Note: On Tuesdays and some Sundays, you can find me at Your Daily Tripod, owned by my friend TonyD. A longer version of the post below appears there.
A parish council meeting that had gone on and on and on finally seemed to be ending. Then someone piped up randomly with: “Father, do you think people can change?” She was off to the races with complaints about someone who had done something egregious, someone who always was committing the same offense, over and over again. Others joined in with their stories.
I started to say, You fools. Of course people can change. I changed. I didn’t go to Mass for decades, and now I do. But I couldn’t get a word in. So, I started a new page of doodling and resigned myself to another half hour before we’d be done.
Then the pastor started to speak. I stopped doodling.
“Yes, I think people can change,” he said very slowly. “But it’s very difficult.” The conversation died down. The meeting ended shortly thereafter.
Years later, I get it. Going to Mass or calling yourself a Christian when you didn’t use to doesn’t necessarily change you. Much more than that is involved. There’s surrender of the parts of yourself that grieve the Lord and others in your community, parts such as gossiping and judging and, yes, doodling instead of paying attention during a parish council meeting. It is very difficult.
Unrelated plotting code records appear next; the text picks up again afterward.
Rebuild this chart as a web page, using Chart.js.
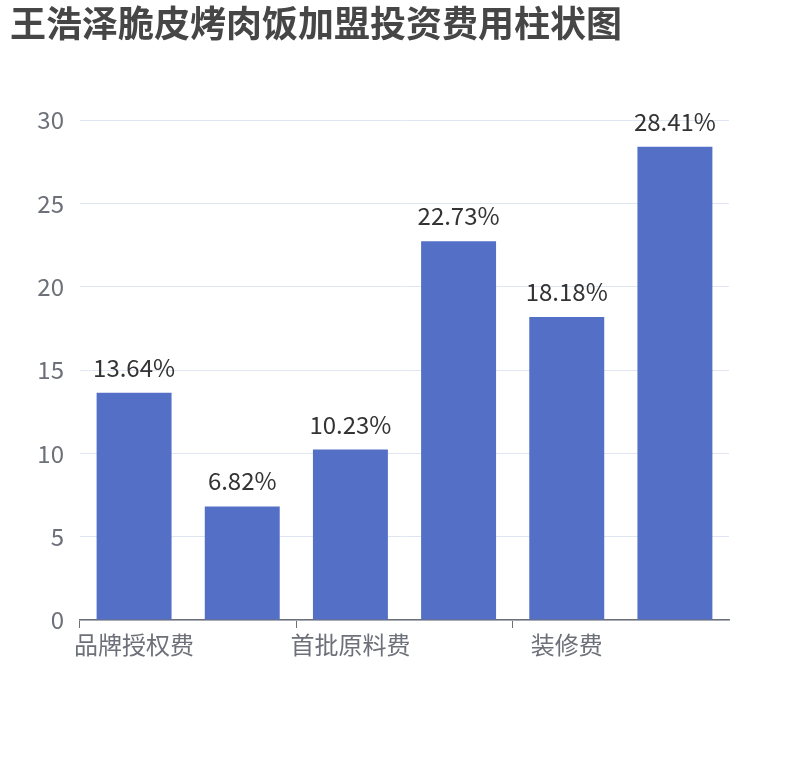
<!DOCTYPE html>
<html>
<head>
<meta charset="utf-8">
<script src="https://cdn.jsdelivr.net/npm/chart.js@4"></script>
<style>
  html, body { margin: 0; padding: 0; background: #fff; }
  #wrap { width: 810px; height: 760px; }
</style>
</head>
<body>
<div id="wrap"><canvas id="costChart"></canvas></div>
<script>
// Chart data
const categories = ['品牌授权费', '加盟费', '首批原料费', '设备费', '装修费', '其他费用'];
const shares = [13.64, 6.82, 10.23, 22.73, 18.18, 28.41];

const axisColor = '#6E7079';
const barColor = '#5470C6';
const fontFamily = '"Noto Sans CJK SC", "Noto Sans", sans-serif';

// Draw the percentage above every bar
const valueLabels = {
    id: 'valueLabels',
    afterDatasetsDraw(chart) {
        const ctx = chart.ctx;
        const meta = chart.getDatasetMeta(0);
        ctx.save();
        ctx.font = '24px ' + fontFamily;
        ctx.fillStyle = '#333';
        ctx.textAlign = 'center';
        ctx.textBaseline = 'alphabetic';
        meta.data.forEach((bar, i) => {
            ctx.fillText(shares[i].toFixed(2) + '%', bar.x, bar.y - 16);
        });
        ctx.restore();
    }
};

new Chart(document.getElementById('costChart'), {
    type: 'bar',
    data: {
        labels: categories,
        datasets: [{
            data: shares,
            backgroundColor: barColor,
            barPercentage: 0.693,
            categoryPercentage: 1
        }]
    },
    options: {
        responsive: true,
        maintainAspectRatio: false,
        animation: false,
        layout: {
            padding: { left: 10, right: 81, top: 0, bottom: 100 }
        },
        plugins: {
            legend: { display: false },
            tooltip: { enabled: false },
            title: {
                display: true,
                text: '王浩泽脆皮烤肉饭加盟投资费用柱状图',
                align: 'start',
                color: '#464646',
                font: { family: fontFamily, size: 36, weight: 'bold' },
                padding: { top: 2, bottom: 75 }
            }
        },
        scales: {
            x: {
                grid: {
                    display: true,
                    drawOnChartArea: false,
                    drawTicks: true,
                    tickLength: 8,
                    color: c => c.index % 2 === 0 ? axisColor : 'rgba(0,0,0,0)'
                },
                border: { color: axisColor, width: 1.5 },
                ticks: {
                    autoSkip: false,
                    maxRotation: 0,
                    color: axisColor,
                    padding: 2,
                    font: { family: fontFamily, size: 24 },
                    callback: function(value, index) {
                        return index % 2 === 0 ? this.getLabelForValue(value) : '';
                    }
                },
                afterFit: s => { s.height = 40; }
            },
            y: {
                min: 0,
                max: 30,
                border: { display: false },
                grid: { color: '#E0E6F1', drawTicks: false },
                ticks: {
                    stepSize: 5,
                    color: axisColor,
                    padding: 16,
                    font: { family: fontFamily, size: 24 }
                },
                afterFit: s => { s.width = 70; }
            }
        }
    },
    plugins: [valueLabels]
});
</script>
</body>
</html>
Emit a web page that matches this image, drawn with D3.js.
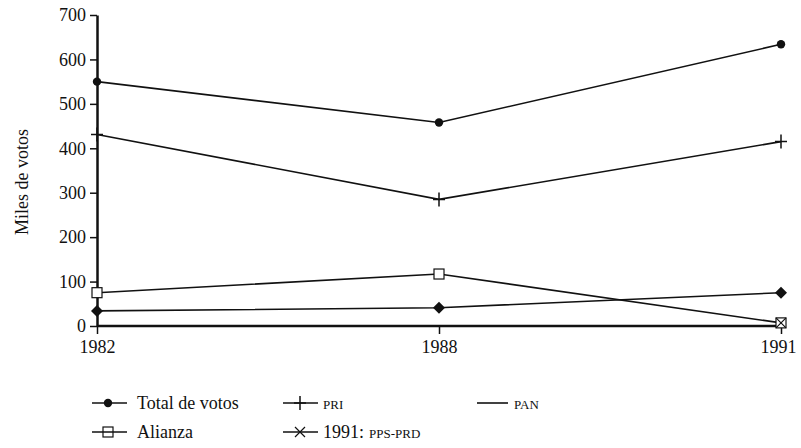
<!DOCTYPE html>
<html><head><meta charset="utf-8">
<script src="https://cdn.jsdelivr.net/npm/d3@7"></script>
<style>body{margin:0;background:#fff}svg{display:block}</style>
</head><body>
<script>
const years = ["1982","1988","1991"];
const total = [550, 458, 634];
const pri = [431, 285, 415];
const pan = [34, 41, 75];
const alianza = [75, 117, 7];
const ppsPrd = [null, null, 7];
const yTicks = [0,100,200,300,400,500,600,700];

const FONT = "Liberation Serif";
const W=801,H=448;
const svg=d3.select("body").append("svg").attr("width",W).attr("height",H)
  .attr("font-family",FONT);
const x=d3.scalePoint().domain(years).range([97,781]);
const y=d3.scaleLinear().domain([0,700]).range([326,15]);

// axes
const yAx=svg.append("g").attr("transform","translate(97,0)")
  .call(d3.axisLeft(y).tickValues(yTicks).tickSize(7).tickSizeOuter(0).tickPadding(4));
yAx.attr("font-family",FONT).attr("font-size",18);
yAx.select(".domain").attr("stroke","#111").attr("stroke-width",2.5);
yAx.selectAll(".tick line").attr("stroke","#111").attr("stroke-width",1.5);
yAx.selectAll("text").attr("font-family",FONT).attr("font-size",18).attr("fill","#111");

const xAx=svg.append("g").attr("transform","translate(0,326)")
  .call(d3.axisBottom(x).tickSize(8).tickSizeOuter(0).tickPadding(6));
xAx.attr("font-family",FONT).attr("font-size",18);
xAx.select(".domain").attr("stroke","#111").attr("stroke-width",2.5).attr("d","M97,0H786");
xAx.selectAll(".tick line").attr("stroke","#111").attr("stroke-width",1.5);
xAx.selectAll("text").attr("font-family",FONT).attr("font-size",18).attr("fill","#111");
xAx.selectAll(".tick").filter(d=>d==="1991").select("text").attr("dx",-3);

svg.append("text").attr("transform","translate(28,182) rotate(-90)")
  .attr("text-anchor","middle").attr("font-size",18).attr("font-family",FONT).attr("fill","#111").text("Miles de votos");

const line=d3.line().defined(d=>d.v!=null).x(d=>x(d.k)).y(d=>y(d.v));
function series(vals){return years.map((k,i)=>({k,v:vals[i]}));}
function drawLine(vals){
  svg.append("path").datum(series(vals)).attr("d",line)
    .attr("fill","none").attr("stroke","#111").attr("stroke-width",1.6);
}
[total,pri,pan,alianza].forEach(drawLine);

const g=svg.append("g");
function dot(cx,cy){g.append("circle").attr("cx",cx).attr("cy",cy).attr("r",4.2).attr("fill","#111");}
function plus(cx,cy){g.append("path").attr("d",`M${cx},${cy-7}V${cy+7}M${cx-6},${cy}H${cx+6}`).attr("stroke","#111").attr("stroke-width",1.5);}
function diamond(cx,cy){g.append("path").attr("d",`M${cx},${cy-6}L${cx+6},${cy}L${cx},${cy+6}L${cx-6},${cy}Z`).attr("fill","#111");}
function square(cx,cy){g.append("rect").attr("x",cx-5).attr("y",cy-5).attr("width",10).attr("height",10).attr("fill","#fff").attr("stroke","#111").attr("stroke-width",1.2);}
function cross(cx,cy){g.append("path").attr("d",`M${cx-5},${cy-5}L${cx+5},${cy+5}M${cx-5},${cy+5}L${cx+5},${cy-5}`).attr("stroke","#111").attr("stroke-width",1.2);}

series(total).forEach(d=>dot(x(d.k),y(d.v)));
series(pri).forEach(d=>plus(x(d.k),y(d.v)));
series(pan).forEach(d=>diamond(x(d.k),y(d.v)));
series(alianza).forEach(d=>square(x(d.k),y(d.v)));
series(ppsPrd).filter(d=>d.v!=null).forEach(d=>cross(x(d.k),y(d.v)));

// legend
const L=svg.append("g");
function legLine(x0,x1,yy){L.append("line").attr("x1",x0).attr("x2",x1).attr("y1",yy).attr("y2",yy).attr("stroke","#111").attr("stroke-width",1.6);}
function legText(tx,ty,parts){
  let cx=tx;
  parts.forEach(p=>{
    const t=L.append("text").attr("x",cx).attr("y",ty).attr("font-family",FONT).attr("font-size",p[1]).attr("fill","#111").text(p[0]);
    cx+=t.node().getComputedTextLength()+(p[2]||0);
  });
}
legLine(92,127,403); g.append("circle").attr("cx",108).attr("cy",403).attr("r",4.2).attr("fill","#111");
legText(137,409,[["Total de votos",18]]);
legLine(283,318,403); plus(300,403);
legText(323,409,[["PRI",13]]);
legLine(477,508,403);
legText(514,409,[["PAN",13]]);
legLine(92,127,432); square(108,432);
legText(137,438,[["Alianza",18]]);
legLine(283,318,432); cross(300,432);
legText(323,438,[["1991:",18,5],["PPS-PRD",13]]);
</script>
</body></html>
Paul knew that too, of course. He went from being a persecutor of Christians to being persecuted because he couldn’t stop talking about Christ and the Good News. Beyond his rock-solid faith, I’m thinking the willingness of other Christians as we learn in today’s reading from Galatians 1 to accept his story of conversion fed him as his evangelization ministry took him far and wide. They believed God was capable of anything, including touching Paul’s heart and soul… and in that belief, glorified the Lord. May we have that same faith.